These ham and cheese sliders have been circling the web for several years. Everyone has their own way of making them, and today I’m sharing mine. They are cheesy, savory and you can’t eat just one!
I first made these about two years ago for my son’s baby blessing/daughter’s 2nd birthday party. Don’t you love when kids are little and you can combine big events like that? I’m sure that won’t fly when they’re older. Anyway, after the first bite, every one was in awe.
We’ve been making them ever since and slowly learned the tips and tricks to making them the way we like best. We always use Hawaiian rolls now, and it’s so much easier to assemble them all together since they come connected in the package. I’ve also discovered I prefer regular ham lunch meat as opposed to leftover honey ham. The lunch meat is so much easier to chew, and still has great flavor. Plus, it’s a whole lot cheaper! And we rarely have a bunch of leftover honey ham unless it’s Easter or Christmas.
My husband loves these sliders, I love them, and our 4-year-old daughter even loves them! One of my friends fondly refers to them as “crack rolls” because they are so addictive!
Seriously, if you haven’t had these yet, get to the store now and buy the ingredients to make them! You won’t regret it! I’m not normally a big fan of mustard, but I love this sauce so much that I don’t even notice it in there. You can easily double or triple this recipe to feed a crowd (or your own family if you want leftovers, and you WILL want leftovers!).
Recipe adapted from The Girl Who Ate Everything
Ham and Cheese Sliders (aka Crack Rolls!)
- 1 package of 12 Hawaiian rolls
- Light mayonnaise, to taste
- 8 ounces Swiss cheese, sliced
- 1/2 pound honey ham lunch meat
- 1/2 Tablespoon poppy seeds
- 3/4 Tablespoons yellow mustard
- 3-4 Tablespoons butter, melted
- 1/2 Tablespoon minced onion
- ½ teaspoon Worcestershire sauce
- Preheat oven to 350 degrees. Grease a 13 x 9 inch glass baking pan.
- Slices rolls in half. If you’re using the Hawaiian rolls, the easiest way to do this is to leave them all connected. Use a long bread knife to cut off the tops and gently place them upside down next to the bottom pieces.
- Spread the bottoms with a thin layer of light mayonnaise.
- Place Swiss cheese slices on top of the mayonnaise. It’s fine if some of them overlap because you’ll cut the rolls apart before cooking.

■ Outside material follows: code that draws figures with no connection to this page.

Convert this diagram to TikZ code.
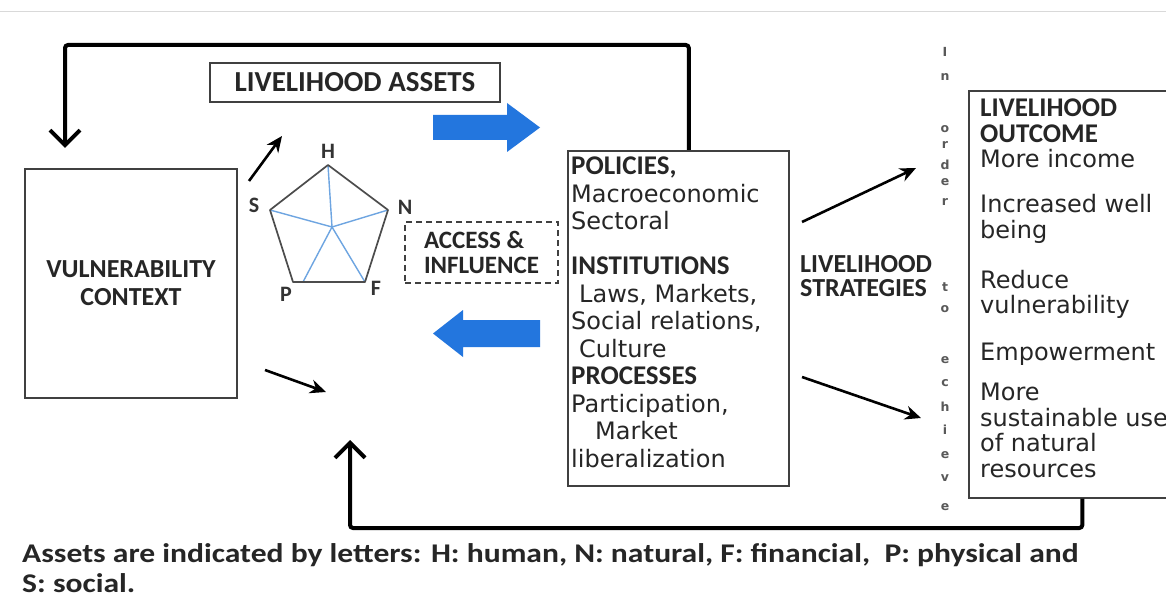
\documentclass[tikz,border=0pt]{standalone}
\usepackage{fontspec}
\setmainfont{DejaVu Sans}
\newfontfamily\calib{Carlito}
\newfontfamily\calibwide{Carlito}[FakeStretch=1.17]
\usetikzlibrary{arrows.meta}
\definecolor{arrowblue}{RGB}{35,118,222}
\definecolor{spokeblue}{RGB}{110,165,225}
\newcommand{\hd}{\calib\bfseries\fontsize{27}{27}\selectfont}
\newcommand{\bd}{\fontsize{24}{27.5}\selectfont}
\tikzset{
  box/.style={draw=black!75, line width=1.6pt, inner sep=0pt},
  txt/.style={align=left, inner sep=0pt, text=black!85},
  captxt/.style={inner sep=0pt, anchor=base west, text=black!85, font={\calibwide\bfseries\fontsize{27}{27}\selectfont}},
  feedback/.style={line width=4pt, rounded corners=3pt, -{Straight Barb[length=15pt,width=30pt]}},
  sarrow/.style={line width=2.6pt, -{Stealth[length=16pt,width=14pt]}},
  pent/.style={draw=black!70, line width=1.7pt, line join=round},
  spoke/.style={draw=spokeblue, line width=1.4pt},
  lbl/.style={inner sep=0pt, text=black!80, font=\calib\bfseries\fontsize{22}{22}\selectfont},
  vlet/.style={inner sep=0pt, text=black!65, font=\bfseries\fontsize{12.5}{12.5}\selectfont}
}
\begin{document}
\begin{tikzpicture}[x=1pt, y=-1pt]
    \useasboundingbox (0,0) rectangle (1166,601);
    \clip (0,0) rectangle (1166,601);
    \fill[white] (0,0) rectangle (1166,601);
    \draw[black!15, line width=0.8pt] (0,11) -- (1166,11);

    \node[box, minimum width=212, minimum height=229, align=center, text=black!85,
          font={\hd\fontsize{26}{28}\selectfont}] (vul) at (131,283.5) {VULNERABILITY\\CONTEXT};
    \node[box, minimum width=290, minimum height=39, text=black!85,
          font={\hd\fontsize{29}{30}\selectfont}] (assets) at (355,82.5) {LIVELIHOOD ASSETS};
    \node[box, dashed, dash pattern=on 6pt off 4pt, minimum width=153, minimum height=61, align=left,
          text=black!85, font={\hd\fontsize{25}{25}\selectfont}] (access) at (481.5,252.5) {ACCESS \&\\INFLUENCE};

    \node[box, minimum width=221, minimum height=335, anchor=north west] (pol) at (567,150) {};
    \node[txt, anchor=north west, font=\bd] (poltxt) at (571,157)
        {{\hd POLICIES,}\\ Macroeconomic\\ Sectoral\\[17.5pt]
         {\hd INSTITUTIONS}\\ \hspace*{8pt}Laws, Markets,\\ Social relations,\\ \hspace*{8pt}Culture\\
         {\hd PROCESSES}\\ Participation,\\ \hspace*{24pt}Market\\ liberalization};

    \node[txt, anchor=north west, font={\hd\fontsize{26}{24}\selectfont}] (strat) at (800,255)
        {LIVELIHOOD\\STRATEGIES};

    \node[box, minimum width=215, minimum height=407, anchor=north west] (outc) at (968,90) {};
    \node[txt, anchor=north west, font={\fontsize{24}{25.5}\selectfont}] (outctxt) at (980,98.6)
        {{\hd LIVELIHOOD}\\ {\hd OUTCOME}\\ More income\\[19.5pt] Increased well\\ being\\[24.5pt]
         Reduce\\ vulnerability\\[21.5pt] Empowerment\\[14.5pt] More\\ sustainable use\\ of natural\\ resources};

    \foreach \ch/\yy in {I/52, n/77, o/129, r/145, d/165, e/182, r/202, t/287, o/309,
                         e/360, c/383, h/407, i/430, e/455, v/478, e/507}
        \node[vlet] at (945,\yy) {\ch};

    \coordinate (H) at (328,165);
    \coordinate (N) at (388,210);
    \coordinate (F) at (365,282);
    \coordinate (P) at (293,282);
    \coordinate (S) at (270,210);
    \coordinate (hub) at (332,227);
    \foreach \v in {H,N,F,S}
        \draw[spoke] (hub) -- (\v);
    \draw[spoke] (hub) -- ([xshift=10pt]P);
    \draw[pent] (H) -- (N) -- (F) -- (P) -- (S) -- cycle;
    \node[lbl] (hlbl) at (328,151) {H};
    \node[lbl] (nlbl) at (405,207) {N};
    \node[lbl] (flbl) at (376,288) {F};
    \node[lbl] (plbl) at (286,294) {P};
    \node[lbl] (slbl) at (254,205) {S};

    \fill[arrowblue] (433,115) -- (507,115) -- (507,103) -- (540,127.5) -- (507,152) -- (507,140) -- (433,140) -- cycle;
    \fill[arrowblue] (540,320) -- (463,320) -- (463,310) -- (433,333.5) -- (463,357) -- (463,347) -- (540,347) -- cycle;

    \coordinate (topl) at (65,45);
    \coordinate (vultip) at (65,148);
    \coordinate (botl) at (350,528);
    \coordinate (midtip) at (350,440);
    \draw[feedback] ([xshift=10.5pt]pol.north) |- (topl) -- (vultip);
    \draw[feedback] ([xshift=6pt]outc.south) |- (botl) -- (midtip);

    \coordinate (s0) at (249,181);
    \coordinate (s1) at (282,136);
    \coordinate (v0) at (265,370);
    \coordinate (v1) at (326,392);
    \coordinate (up0) at (802,222);
    \coordinate (up1) at (916,168);
    \coordinate (dn0) at (802,377);
    \coordinate (dn1) at (921,418);
    \draw[sarrow] (s0) -- (s1);
    \draw[sarrow] (v0) -- (v1);
    \draw[sarrow] (up0) -- (up1);
    \draw[sarrow] (dn0) -- (dn1);

    \node[captxt] (caption1) at (22,562)
        {Assets are indicated by letters: H: human, N: natural, F: financial,\ \ P: physical and};
    \node[captxt] (caption2) at (22,592) {S: social.};
\end{tikzpicture}
\end{document}
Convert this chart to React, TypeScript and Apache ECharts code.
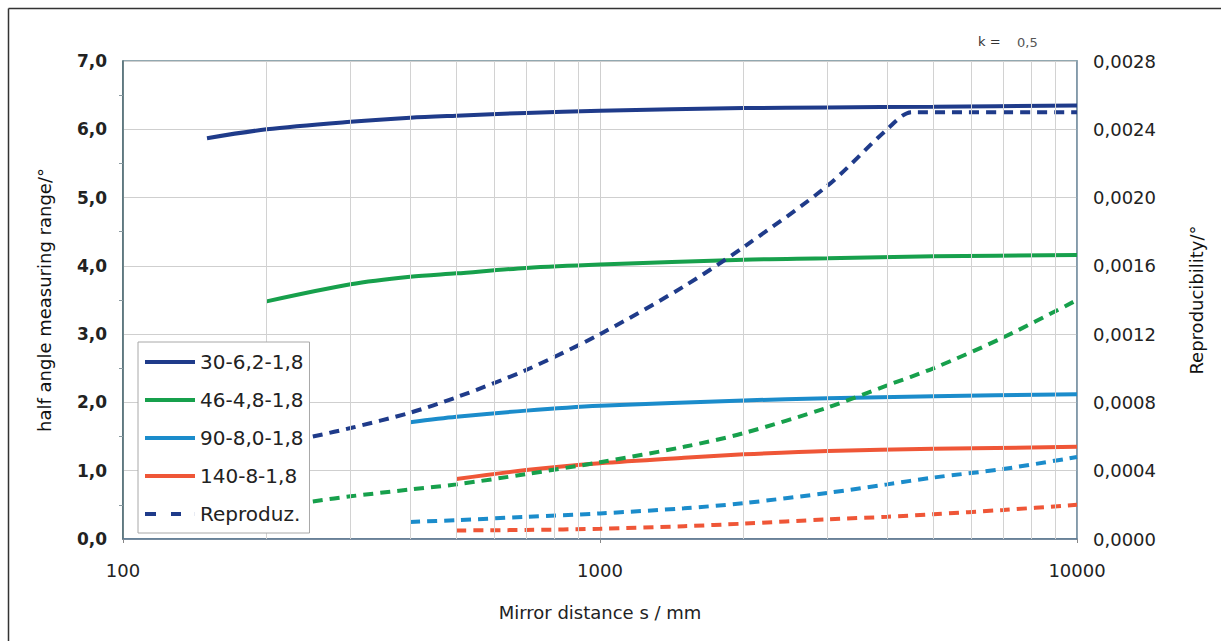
import React, { useEffect, useRef } from "react";
import * as echarts from "echarts";

// ---- data ----
const minorGridX = [200, 300, 400, 500, 600, 700, 800, 900, 2000, 3000, 4000, 5000, 6000, 7000, 8000, 9000];

const s1X = [150, 200, 300, 400, 500, 700, 1000, 2000, 3000, 5000, 10000];
const s1Y = [5.87, 6.0, 6.11, 6.17, 6.2, 6.24, 6.27, 6.31, 6.32, 6.33, 6.35];

const s2X = [200, 300, 400, 500, 700, 1000, 2000, 3000, 5000, 10000];
const s2Y = [3.48, 3.73, 3.84, 3.89, 3.97, 4.02, 4.09, 4.11, 4.14, 4.16];

const s3X = [400, 500, 700, 1000, 2000, 3000, 5000, 10000];
const s3Y = [1.71, 1.79, 1.88, 1.95, 2.03, 2.06, 2.09, 2.12];

const s4X = [500, 700, 1000, 1500, 2000, 3000, 5000, 10000];
const s4Y = [0.88, 1.01, 1.11, 1.19, 1.24, 1.29, 1.32, 1.35];

const r1X = [250, 300, 400, 500, 700, 1000, 1500, 2000, 3000, 4000, 4500, 10000];
const r1Y = [0.0006, 0.00065, 0.00074, 0.00083, 0.00099, 0.0012, 0.00148, 0.00171, 0.00207, 0.0024, 0.0025, 0.0025];

const r2X = [250, 300, 400, 500, 700, 1000, 1500, 2000, 3000, 4000, 5000, 7000, 10000];
const r2Y = [0.00022, 0.00025, 0.00029, 0.00032, 0.00038, 0.00045, 0.00054, 0.00062, 0.00077, 0.0009, 0.001, 0.00118, 0.0014];

const r3X = [400, 500, 700, 1000, 1500, 2000, 3000, 4000, 5000, 7000, 10000];
const r3Y = [0.0001, 0.00011, 0.00013, 0.00015, 0.00018, 0.00021, 0.00027, 0.00032, 0.00036, 0.00041, 0.00048];

const r4X = [500, 700, 1000, 1500, 2000, 3000, 4000, 5000, 7000, 10000];
const r4Y = [0.00005, 0.000053, 0.00006, 0.000075, 0.00009, 0.000115, 0.00013, 0.000145, 0.00017, 0.0002];

const legendNames = ["30-6,2-1,8", "46-4,8-1,8", "90-8,0-1,8", "140-8-1,8", "Reproduz."];
const colors = ["#1f3b8a", "#17a04c", "#1b8ccb", "#ef5637"];

const pairs = (xs: number[], ys: number[]) => xs.map((x, i) => [x, ys[i]]);

const FONT = "DejaVu Sans";
const DASH_ICON = "path://M0,0H11V4H0Z M26,0H36V4H26Z M49.9,0H50V4H49.9Z";

export default function App() {
  const ref = useRef<HTMLDivElement>(null);
  useEffect(() => {
    if (!ref.current) return;
    const chart = echarts.init(ref.current, null, { renderer: "svg" });
    const solid = (name: string, xs: number[], ys: number[], c: string) => ({
      name,
      type: "line",
      yAxisIndex: 0,
      data: pairs(xs, ys),
      symbol: "none",
      smooth: 0.3,
      lineStyle: { color: c, width: 4 },
      itemStyle: { color: c },
      z: 3,
    });
    const dashed = (name: string, xs: number[], ys: number[], c: string) => ({
      name,
      type: "line",
      yAxisIndex: 1,
      data: pairs(xs, ys),
      symbol: "none",
      smooth: 0.3,
      lineStyle: { color: c, width: 4, type: [10, 7] },
      itemStyle: { color: c },
      z: 3,
    });
    chart.setOption({
      animation: false,
      backgroundColor: "#ffffff",
      textStyle: { fontFamily: FONT },
      grid: {
        left: 123,
        right: 144,
        top: 61,
        bottom: 102,
        show: true,
        borderColor: "#6f8c96",
        borderWidth: 1.5,
      },
      legend: {
        data: [
          { name: legendNames[0], icon: "rect" },
          { name: legendNames[1], icon: "rect" },
          { name: legendNames[2], icon: "rect" },
          { name: legendNames[3], icon: "rect" },
          { name: legendNames[4], icon: DASH_ICON },
        ],
        orient: "vertical",
        left: 138,
        top: 342,
        padding: [8, 6, 7, 7],
        itemWidth: 50,
        itemHeight: 4,
        itemGap: 14,
        backgroundColor: "#ffffff",
        borderColor: "#a8a8a8",
        borderWidth: 1,
        textStyle: { fontFamily: FONT, fontSize: 20, color: "#222", lineHeight: 24 },
        z: 10,
      },
      xAxis: {
        type: "log",
        logBase: 10,
        min: 100,
        max: 10000,
        name: "Mirror distance s / mm",
        nameLocation: "middle",
        nameGap: 64,
        nameTextStyle: { fontFamily: FONT, fontSize: 18, color: "#222" },
        axisLine: { show: true, lineStyle: { color: "#5a7590", width: 1.5 } },
        axisTick: { show: true, length: 4, lineStyle: { color: "#888" } },
        axisLabel: {
          fontFamily: FONT,
          fontSize: 18,
          color: "#222",
          margin: 22,
          formatter: (v: number) => String(Math.round(v)),
        },
        splitLine: { show: true, lineStyle: { color: "#cfcfcf", width: 1 } },
      },
      yAxis: [
        {
          type: "value",
          min: 0,
          max: 7,
          interval: 1,
          position: "left",
          name: "half angle measuring range/°",
          nameLocation: "middle",
          nameRotate: 90,
          nameGap: 70,
          nameTextStyle: { fontFamily: FONT, fontSize: 18, color: "#111" },
          axisLine: { show: true, lineStyle: { color: "#4d6a72", width: 1.5 } },
          axisTick: { show: false },
          minorTick: { show: true, splitNumber: 2, length: 4, lineStyle: { color: "#8a9aa0" } },
          axisLabel: {
            fontFamily: FONT,
            fontSize: 17,
            fontWeight: "bold",
            color: "#222",
            margin: 16,
            formatter: (v: number) => v.toFixed(1).replace(".", ","),
          },
          splitLine: { show: true, lineStyle: { color: "#cfcfcf", width: 1 } },
        },
        {
          type: "value",
          min: 0,
          max: 0.0028,
          interval: 0.0004,
          position: "right",
          name: "Reproducibility/°",
          nameLocation: "middle",
          nameRotate: 90,
          nameGap: 110,
          nameTextStyle: { fontFamily: FONT, fontSize: 18, color: "#111" },
          axisLine: { show: true, lineStyle: { color: "#7d96a8", width: 1.5 } },
          axisTick: { show: false },
          axisLabel: {
            fontFamily: FONT,
            fontSize: 18,
            color: "#222",
            margin: 16,
            formatter: (v: number) => v.toFixed(4).replace(".", ","),
          },
          splitLine: { show: false },
        },
      ],
      graphic: [
        { type: "line", shape: { x1: 8.5, y1: 8.5, x2: 1221, y2: 8.5 }, style: { stroke: "#333", lineWidth: 1.5 } },
        { type: "line", shape: { x1: 8.5, y1: 8.5, x2: 8.5, y2: 641 }, style: { stroke: "#333", lineWidth: 1.5 } },
        { type: "text", left: 978, top: 35, style: { text: "k =", fontFamily: FONT, fontSize: 13, fill: "#333" } },
        { type: "text", left: 1017, top: 36, style: { text: "0,5", fontFamily: FONT, fontSize: 13, fill: "#555" } },
      ],
      series: [
        {
          name: "grid-minor",
          type: "line",
          data: [],
          symbol: "none",
          z: 1,
          silent: true,
          markLine: {
            silent: true,
            symbol: ["none", "none"],
            label: { show: false },
            lineStyle: { color: "#d2d2d2", width: 1, type: "solid" },
            data: minorGridX.map((v) => ({ xAxis: v })),
          },
        },
        solid(legendNames[0], s1X, s1Y, colors[0]),
        solid(legendNames[1], s2X, s2Y, colors[1]),
        solid(legendNames[2], s3X, s3Y, colors[2]),
        solid(legendNames[3], s4X, s4Y, colors[3]),
        dashed(legendNames[4], r1X, r1Y, colors[0]),
        dashed("Reproduz. 46", r2X, r2Y, colors[1]),
        dashed("Reproduz. 90", r3X, r3Y, colors[2]),
        dashed("Reproduz. 140", r4X, r4Y, colors[3]),
      ],
    });
    return () => chart.dispose();
  }, []);
  return (
    <div
      ref={ref}
      style={{ position: "absolute", left: 0, top: 0, width: 1221, height: 641 }}
    />
  );
}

- Lay slices of ham lunch meat on top of the cheese slices. I try to make sure each roll has at least two slices.
- Place the tops of the rolls on top and slice rolls apart. Gently place each one in the baking pan, leaving some room in between the rolls.
- Whisk together poppy seeds, mustard, melted butter, onion and Worcestershire sauce.
- Brush the tops of the rolls with the sauce, letting it drip down the sides of each one.
- Cover with tin foil and bake for about 12 minutes, until cheese melts. Uncover and cook for an additional 2 minutes until rolls are crispy. Serve hot.
For leftovers, just pop them back in the oven or microwave until warm. They still taste great for days after (although they usually don’t last long in our house!).